On Friday, an older woman (a difficult phrase these days) came up to me in the museum, grabbed my sleeve, and leaned in toward me as if to whisper intimacy. "We love your town," she said, plain and simple. Things got all shook up in my head because she was talking about Orange City, which has never really been my town at all.
"So do we," I said. Not a lie, but not exactly heartfelt testimony.
It's over now. Real Orange City-ans love to reminisce, to go over specs and dimensions, to tell each other stories of this year's pageantry, which inevitably leads to old yarns of hallowed festivals gone by. Last night, I listened to countless reminiscences, precious really, all of them. Three times, Mid-May, it actually snowed--did you know that? There were tales of peashooters, squirt guns, float mishaps. One guy said the first year they lived here, he went to every single parade--six of them in two days--and loved every one. Since?--well, not so.
Last night the combined choirs of Unity Christian High, Orange City, surrounded the crowd at the Knight Center, lined the rows and stairs in a kind of hug, and then sung "Peace Like a River." Some hymns pull my heart right out of my chest for all the world to see, the old Horatio Spafford hymn one of them. Mr. Spafford wrote out the text, the story goes, on a ship that was just then going by the spot in the wide Atlantic where, not long before, a killer storm had claimed the lives of all four of his children.
O Lord, haste the day
When my faith shall be sight--
the clouds be rolled back
as the shore.
It is well with my soul.
That hymn's history doesn't stop with a tear-filled hymn-writer aboard a ship on the watery grave of his beloved children. It has become itself a lifeboat, holding up a dozen renditions in time and place that have sustained me like scripture itself through an entire lifetime. Something pulls at the corners of my eyes with every rendition. To say I know it by heart is itself a testimony.
This particular rendition was no different, with one exception. Somewhere in the lines of those choirs stood my granddaughter, brightening the earth's own darkness with a confession that has since Spafford wrote it been offered to the Lord God almighty millions and millions of time.
No matter. That she was a part of that hymn in that beautiful way last night was a moment like none other.

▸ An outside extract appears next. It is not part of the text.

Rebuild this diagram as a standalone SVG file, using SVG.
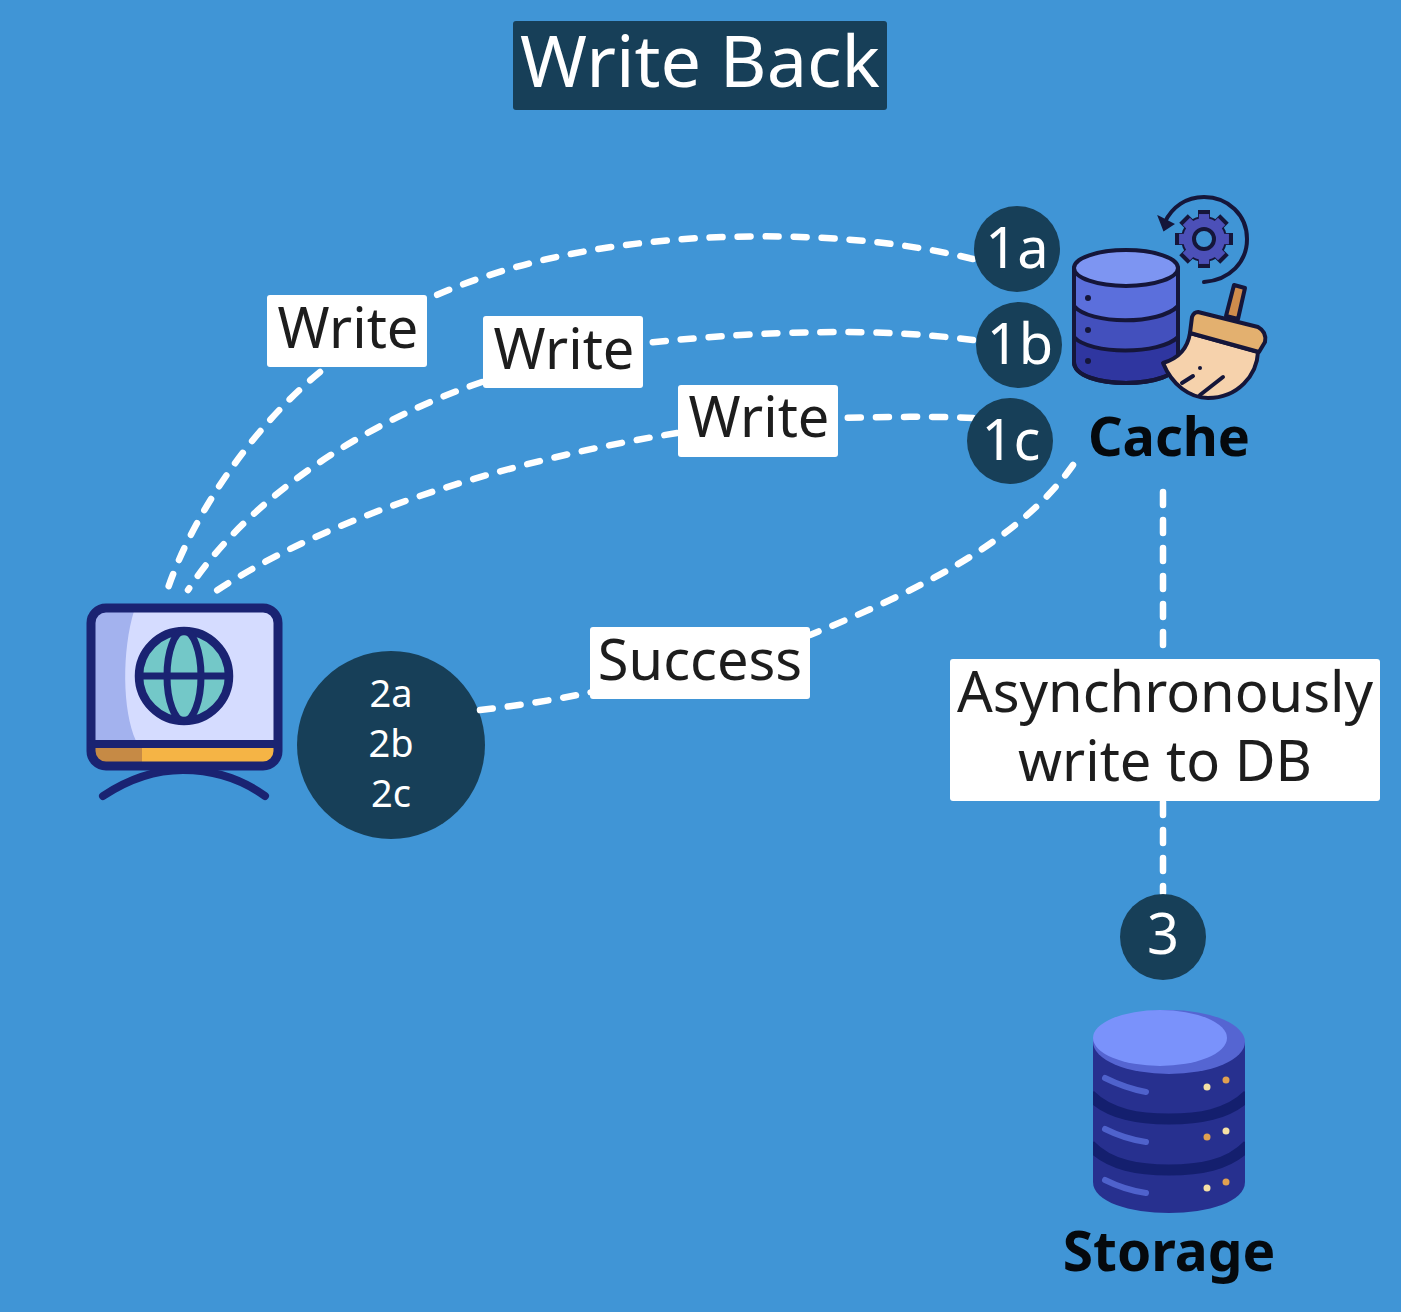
<svg xmlns="http://www.w3.org/2000/svg" width="1401" height="1312" viewBox="0 0 1401 1312">
<style>
text{font-family:"Noto Sans","Open Sans","Liberation Sans",sans-serif;text-anchor:middle}
.lab{font-size:56px;fill:#1d1d1d}
.box{fill:#fff}
.badge{fill:#173f58}
.bt{font-size:56px;fill:#fff}
.name{font-size:54px;font-weight:700;fill:#05090d}
.dash{fill:none;stroke:#fff;stroke-width:6.5;stroke-linecap:round;stroke-dasharray:13 15}
.ol{stroke:#15163a;stroke-width:4;stroke-linejoin:round;stroke-linecap:round}
.nv{stroke:#1a2372;stroke-linecap:round;stroke-linejoin:round}
</style>
<defs>
<rect id="tooth" x="-6" y="-29" width="12" height="12"/>
<g id="teeth"><use href="#tooth"/><use href="#tooth" transform="rotate(45)"/><use href="#tooth" transform="rotate(90)"/><use href="#tooth" transform="rotate(135)"/><use href="#tooth" transform="rotate(180)"/><use href="#tooth" transform="rotate(225)"/><use href="#tooth" transform="rotate(270)"/><use href="#tooth" transform="rotate(315)"/></g>
<clipPath id="body"><path d="M1093 1042V1182C1093 1202 1130 1213 1169 1213C1208 1213 1245 1202 1245 1182V1042Z"/></clipPath>
</defs>
<rect width="1401" height="1312" fill="#4095d6"/>
<g id="badge-2"><circle class="badge" cx="391" cy="745" r="94"/><text x="391" y="707" font-size="38" fill="#fff">2a</text><text x="391" y="757" font-size="38" fill="#fff">2b</text><text x="391" y="807" font-size="38" fill="#fff">2c</text></g>
<g id="connectors">
<path class="dash" d="M973 259C880 236 780 234 700 238C600 244 510 262 430 298"/>
<path class="dash" d="M320 372C255 425 195 510 168 588"/>
<path class="dash" d="M973 340C880 328 770 330 645 343"/>
<path class="dash" d="M482 382C370 420 250 495 188 590"/>
<path class="dash" d="M973 418C930 416 880 417 838 418"/>
<path class="dash" d="M677 433C510 460 330 515 213 593"/>
<path class="dash" d="M1073 465C1020 540 920 590 810 635"/>
<path class="dash" d="M480 710C515 706 555 700 592 692"/>
<path class="dash" d="M1163 492V658"/>
<path class="dash" d="M1163 802V893"/>
</g>
<g id="title"><rect x="513" y="21" width="374" height="89" rx="3" class="badge"/><text x="700" y="87" font-size="72" fill="#fff">Write Back</text></g>
<g id="label-write-a"><rect class="box" x="267" y="295" width="160" height="72" rx="3"/><text class="lab" x="348" y="348">Write</text></g>
<g id="label-write-b"><rect class="box" x="483" y="316" width="160" height="72" rx="3"/><text class="lab" x="564" y="369">Write</text></g>
<g id="label-write-c"><rect class="box" x="678" y="385" width="160" height="72" rx="3"/><text class="lab" x="759" y="437">Write</text></g>
<g id="label-success"><rect class="box" x="590" y="627" width="220" height="72" rx="3"/><text class="lab" x="700" y="680">Success</text></g>
<g id="label-async"><rect class="box" x="950" y="659" width="430" height="142" rx="3"/><text class="lab"><tspan x="1165" y="712">Asynchronously</tspan><tspan x="1165" y="781">write to DB</tspan></text></g>
<g id="badge-1a"><circle class="badge" cx="1017" cy="249" r="43"/><text class="bt" x="1017" y="268">1a</text></g>
<g id="badge-1b"><circle class="badge" cx="1019" cy="345" r="43"/><text class="bt" x="1020" y="364">1b</text></g>
<g id="badge-1c"><circle class="badge" cx="1010" cy="441" r="43"/><text class="bt" x="1011" y="460">1c</text></g>
<g id="badge-3"><circle class="badge" cx="1163" cy="937" r="43"/><text class="bt" x="1163" y="954">3</text></g>
<g id="client">
<path class="nv" fill="none" stroke-width="8" d="M103 796C130 778 155 770 183 770C212 770 240 778 265 796"/>
<rect x="91" y="608" width="187" height="158" rx="15" fill="#d5dcff"/>
<path d="M94 611H134C122 650 122 710 136 741H94Z" fill="#a3b2ee"/>
<path d="M94 748H275V753Q275 763 264 763H105Q94 763 94 753Z" fill="#f5b445"/>
<path d="M94 748H142V763H105Q94 763 94 753Z" fill="#c68a45"/>
<rect class="nv" x="91" y="608" width="187" height="158" rx="15" fill="none" stroke-width="9"/>
<path class="nv" d="M91 744H278" stroke-width="8" fill="none"/>
<circle cx="184" cy="676" r="45" fill="#73c8c8" stroke="#1a2372" stroke-width="8.5"/>
<ellipse cx="184" cy="676" rx="17" ry="45" fill="none" stroke="#1a2372" stroke-width="7"/>
<path class="nv" d="M139 676H229" stroke-width="7"/>
</g>
<g id="cache">
<path class="ol" d="M1074 268V362C1074 376 1100 383 1126 383C1152 383 1178 376 1178 362V268Z" fill="#2f36a0"/>
<path d="M1074 268V337C1090 355 1160 355 1178 337V268Z" fill="#4350bd"/>
<path d="M1074 268V306C1090 325 1160 325 1178 306V268Z" fill="#5b6fdc"/>
<path class="ol" fill="none" d="M1074 306C1090 325 1160 325 1178 306M1074 337C1090 355 1160 355 1178 337M1074 268V362C1074 376 1100 383 1126 383C1152 383 1178 376 1178 362V268"/>
<ellipse class="ol" cx="1126" cy="268" rx="52" ry="18" fill="#7d95f2"/>
<circle cx="1088" cy="298" r="3" fill="#15163a"/><circle cx="1088" cy="330" r="3" fill="#15163a"/><circle cx="1088" cy="361" r="3" fill="#15163a"/>
<path fill="none" stroke="#15163a" stroke-width="4" stroke-linecap="round" d="M1204 282C1230 280 1247 262 1247 239C1247 215 1228 197 1204 197C1186 197 1172 207 1165 222"/>
<path d="M1159 217L1173 224L1164 230Z" fill="#15163a" stroke="#15163a" stroke-width="2"/>
<g transform="translate(1204 239)"><use href="#teeth" fill="#15163a"/><circle r="23" fill="#15163a"/><use href="#teeth" fill="#4c50b8" transform="scale(.86)"/><circle r="21" fill="#4c50b8"/><circle r="10" fill="#4095d6" stroke="#15163a" stroke-width="4"/></g>
<path class="ol" d="M1234 285L1245 288L1238 319L1226 316Z" fill="#cf8c4c"/>
<path class="ol" d="M1190 333L1258 352C1257 375 1238 398 1208 398C1190 398 1172 385 1163 363C1180 358 1188 346 1190 333Z" fill="#f6d2ac"/>
<path class="ol" d="M1198 312L1258 327Q1267 332 1265 342L1259 352L1190 333L1192 317Q1194 312 1198 312Z" fill="#e3b06f"/>
<path class="ol" fill="none" d="M1182 383L1193 376M1200 395L1223 377"/>
<circle cx="1200" cy="368" r="2" fill="#15163a"/>
<text class="name" x="1169" y="456">Cache</text>
</g>
<g id="storage">
<path d="M1093 1042V1182C1093 1202 1130 1213 1169 1213C1208 1213 1245 1202 1245 1182V1042Z" fill="#27308f"/>
<path clip-path="url(#body)" fill="none" stroke="#141f6e" stroke-width="11" d="M1090 1095C1110 1115 1140 1119 1169 1119C1198 1119 1228 1115 1248 1095M1090 1145C1110 1166 1140 1170 1169 1170C1198 1170 1228 1166 1248 1145"/>
<ellipse cx="1169" cy="1042" rx="76" ry="32" fill="#5565d2"/>
<ellipse cx="1160" cy="1038" rx="67" ry="28" fill="#7a92fb"/>
<path fill="none" stroke="#4f62cc" stroke-width="6" stroke-linecap="round" d="M1105 1078Q1125 1088 1146 1092M1105 1129Q1125 1139 1146 1142M1105 1180Q1125 1190 1146 1193"/>
<g fill="#f5e0a5"><circle cx="1207" cy="1087" r="3.5"/><circle cx="1226" cy="1131" r="3.5"/><circle cx="1207" cy="1188" r="3.5"/></g>
<g fill="#e0a050"><circle cx="1226" cy="1080" r="3.5"/><circle cx="1207" cy="1137" r="3.5"/><circle cx="1226" cy="1182" r="3.5"/></g>
<text class="name" x="1169" y="1271" style="font-size:55px">Storage</text>
</g>
</svg>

I hope she felt something of the rich privilege it is to make music that has brought so much eternal joy to so many sinners lavishly blessed by grace alone.
It is well, it is well with my soul.
My parents, both of them deceased, would have loved hearing that hymn last night and seeing their own great-granddaughter as part of that choir holding a crowd of parents and grandparents, as it were, in their arms from all around the hall.
But then, to be honest, what do any of us know about death? Absolutely nothing.
So let's just say they were there, Jocelyn. Let's just say from some promontory somewhere, your great-grandparents were listening too, wiping a tear or two just the way your grandpa did. I bet they were. I know they were.
Don't get me wrong. I don't have to be a real Orange City-ite to say I really enjoyed Tulip Festival this year.
But last night was something different. Last night was heritage.